My Summer (Kind of) Vacation

My wife and I took a long-overdue vacation to Los Angeles, our home away from home away from home. We missed our friends and our all the classic Los Angeles experiences, like the 405 and Poquito Mas. However, we didn’t quite stay true to the vacation concept, instead cleverly scheduling our trip around work-based commitments.

After all, vacations feel like a trick. Avoid all the responsibilities of adulthood? Waste your days away with nothing but aggressive eating and lollygagging? No thank you. All that fantasy free-time turns into headaches when you get back home and to reality, where life continued on without you, nothing fell apart, and everyone is replaceable.

I had to take steps to hang onto that corporate tether. While my wife’s programming class was heading into something called “finals” week, I signed up to meet up with some of my company’s West Coast partners.

I’ve always enjoyed stacking my time. I feel like I’m not just making an accomplishment, but a super-accomplishment. Efficiency plays a huge role in my life as an unhealthy, yet completely satisfying virtue. And, we all know that the word that comes to the minds of pretty much everyone when they hear vacation? It’s efficiency!

As we walked to the taxi in our driveway, I thought to myself, wow, exactly 5:30am! A perfect start to a perfect adventure. Then we arrived at the airport, got some coffee, and awaited the fun that no doubt came soon.

As they called the boarding zones, I suddenly felt awful. Not from the fear of leaving my comfortable routine behind. Not from the crushing pressure of making it the perfect vacation. Not from the sudden reality of trapping myself in a middle seat on a plane full of coughing sweat bags and hell babies. No, this misery came from good, old-fashioned stomach infection.

Even though I managed to ride it out from the confines of seat 34B, my illness worsened throughout the day. By the end of the first day of vacation, I paid a visit to the local urgent care center to make sure I would not need to put my affairs in order just yet. I soon discovered they would not take my insurance when they immediately flipped me upside down and shook me to empty my pockets. Thus began our tour of the urgent care centers of the San Fernando Valley, in an effort to find a doctor that accepted insurance from a fly-over state.

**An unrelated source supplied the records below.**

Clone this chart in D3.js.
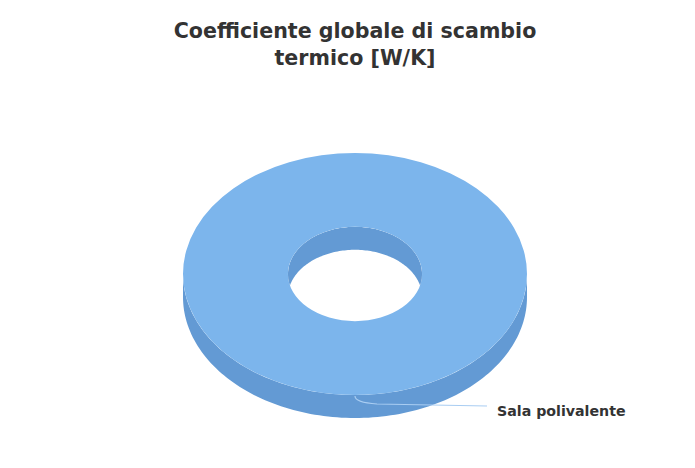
<!DOCTYPE html>
<html><head><meta charset="utf-8">
<script src="https://cdn.jsdelivr.net/npm/d3@7"></script>
<style>body{margin:0;background:#fff}svg{display:block}</style>
</head><body>
<svg id="c" width="695" height="468"></svg>
<script>
const titleLines = ["Coefficiente globale di scambio", "termico [W/K]"];
const categories = ["Sala polivalente"];
const values = [100];
const colors = ["#7cb5ec"];
const sideColors = ["#639ad4"];

const W = 695, H = 468;
const svg = d3.select("#c");
svg.append("rect").attr("width", W).attr("height", H).attr("fill", "#fff");

svg.append("g").selectAll("text").data(titleLines).join("text")
  .attr("x", 355).attr("y", (d, i) => 38 + i * 26.5)
  .attr("text-anchor", "middle")
  .attr("font-family", "DejaVu Sans, sans-serif").attr("font-weight", "bold")
  .attr("font-size", 20.6).attr("fill", "#333")
  .text(d => d);

const cx = 355, cy = 274, rx = 172, ry = 121, depth = 23, innerFrac = 0.39;
const sy = ry / rx;
const pie = d3.pie().sort(null).startAngle(0).endAngle(2 * Math.PI)(values);

const g = svg.append("g");
function ell(a, r, dy) { // a: d3 angle (0 at top, clockwise)
  return [cx + r * Math.sin(a), cy - r * sy * Math.cos(a) + dy];
}
function wall(r, a0, a1) {
  const n = 120, pts = [];
  for (let i = 0; i <= n; i++) pts.push(ell(a0 + (a1 - a0) * i / n, r, 0));
  for (let i = n; i >= 0; i--) pts.push(ell(a0 + (a1 - a0) * i / n, r, depth));
  return "M" + pts.map(p => p.join(",")).join("L") + "Z";
}

pie.forEach((p, i) => {
  g.append("path").attr("d", wall(rx, Math.PI / 2, Math.PI * 1.5)).attr("fill", sideColors[i]);
  const arc = d3.arc().innerRadius(rx * innerFrac).outerRadius(rx).startAngle(p.startAngle).endAngle(p.endAngle);
  g.append("path").attr("d", arc()).attr("fill", colors[i])
    .attr("transform", `translate(${cx},${cy}) scale(1,${sy})`);
  const clipId = "hole" + i;
  svg.append("clipPath").attr("id", clipId).append("ellipse")
    .attr("cx", cx).attr("cy", cy).attr("rx", rx * innerFrac).attr("ry", rx * innerFrac * sy);
  g.append("path").attr("d", wall(rx * innerFrac, -Math.PI / 2, Math.PI / 2)).attr("fill", sideColors[i])
    .attr("clip-path", `url(#${clipId})`);
});

// data label with connector
const lbl = svg.append("g");
const p0 = ell(Math.PI, rx, 0);
lbl.append("path")
  .attr("d", `M${p0[0]},${p0[1]+1} C${p0[0]},${p0[1]+6} ${p0[0]+8},${p0[1]+8} ${p0[0]+22},${p0[1]+9} L${p0[0]+132},${p0[1]+11}`)
  .attr("fill", "none").attr("stroke", "#a9cdf2").attr("stroke-width", 1.2);
lbl.append("text").attr("x", p0[0] + 142).attr("y", p0[1] + 21)
  .attr("font-family", "DejaVu Sans, sans-serif").attr("font-size", 14.2)
  .attr("font-weight", "bold").attr("fill", "#333").text(categories[0]);
</script>
</body></html>
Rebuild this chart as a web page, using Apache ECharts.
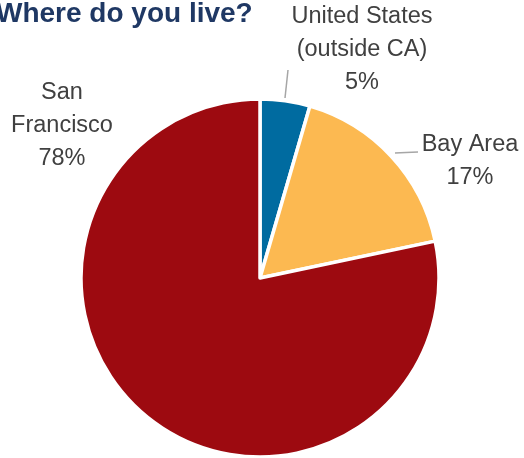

It was starting to get late, and all the urgent care centers were pulling down their shades and locking the doors as we sprinted towards them. We decided to accept defeat, and turned our sights on the dreaded emergency room. Since this place was part of the famous LA-based Cedars-Sinai chain of hospitals, I expected star-level service. I even imagined someone like George Clooney and Anthony Edwards dramatically rushing in to throw me on a stretcher and save my life, which obviously would never happen, because they work at a hospital in Chicago. Instead, the best the hospital could do was assign me a doctor that loosely resembled Stanley Tucci.

They took my blood and didn’t even leave a tip! After all that, it turns out my 24-hour infection would soon fade away, and all I would get out of it was a luxury-sized copay.

The next day, I took a nice leisurely trip to the local coffee shop for some New Orleans style coffee and some writing, recalibrating myself into a vacation brain space. That is, until I realized I had better confirm my upcoming meetings and jump on that conference call with the tech team in New Jersey.

I spent the rest of the vacation zig-zagging like the Road Runner through West LA, Orange County, and back into downtown LA, and then all the way up to San Jose and Silicon Valley, giving me the true California Highway experience, with several productive work meetings along the way.

Not all was lost though in the vacation category, spending a few hours with some fabulous friends, and indulging ourselves with ice-blended coffees, tacos, sushi, and the transcendent pleasures of honey lavender ice cream.

When we returned home, we were happy to see our chows Basie and Steffi again and get back into our normal routine. But, our dogs didn’t seem overly excited to see us from the kennel. In fact their report cards made it clear they enjoyed their stay with the delightful staff at the Morton Grove Animal Hospital.

Message received, Basie. Everyone is replaceable.